Belorus pilots entryby exam

April 10, 1998

Education ministers in Belorus have taken the first step towards a unified, European-style system of university entrance by running a pilot programme to introduce written school-leaving exams.

The Belorus Testing Initiative, devised by the British Council in Minsk, began introducing formal three-hour written English-language tests to 550 school-leavers in 98 schools last year.

The introduction of written foreign language exams in English, German, French and Spanish should begin in five years following the policy's formal adoption by the republic's council of ministers earlier this year.

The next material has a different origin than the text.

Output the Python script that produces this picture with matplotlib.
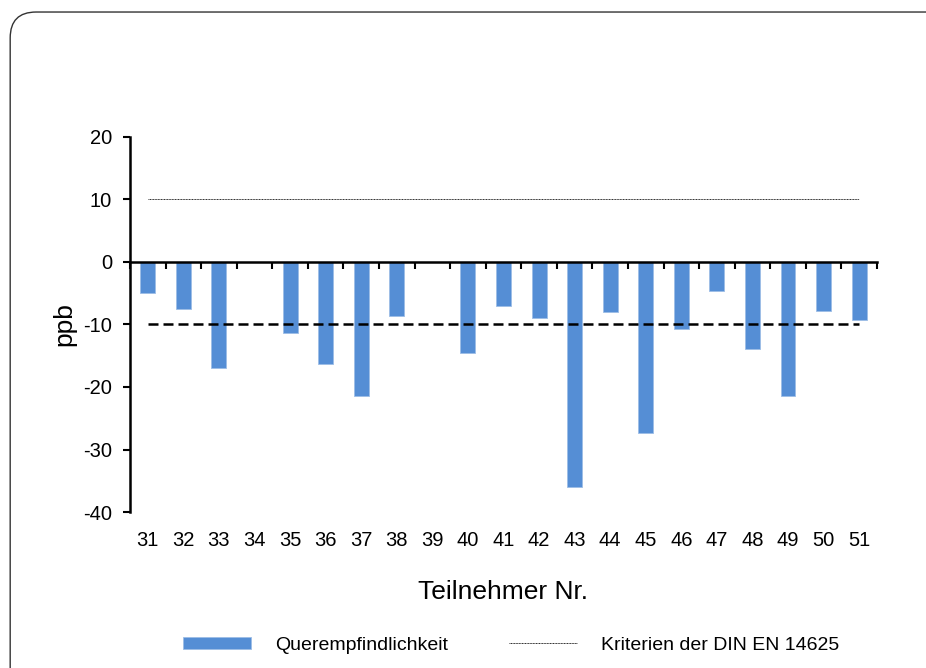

Evgeni Maslyko, a professor at the Linguistics University in Minsk and head of the testing initiative group, said that government backing for written exams should speed acceptance by universities which still rely on the traditional but much criticised system of oral entrance exams. "The universities need to have confidence in the results of our tests and we have to prove that they are reliable," he said. "The backing of the council of ministers is of key importance. In principle the ministry accepts the notion that transition from secondary to tertiary education should be through the medium of standardised written tests."

Introduction of written school-leaving exams will be monitored by a new national testing centre to be set up in Minsk in 2000. The centre will liaise with universities and draw up regulations to ensure common standards as the initiative spreads to other subjects.

Belorus, like Russia and some other Eastern European countries, still uses a dual, oral examination system, with 17-year-old university entrants forced to take school leaving exams in May followed by university entrance tests a month or two later.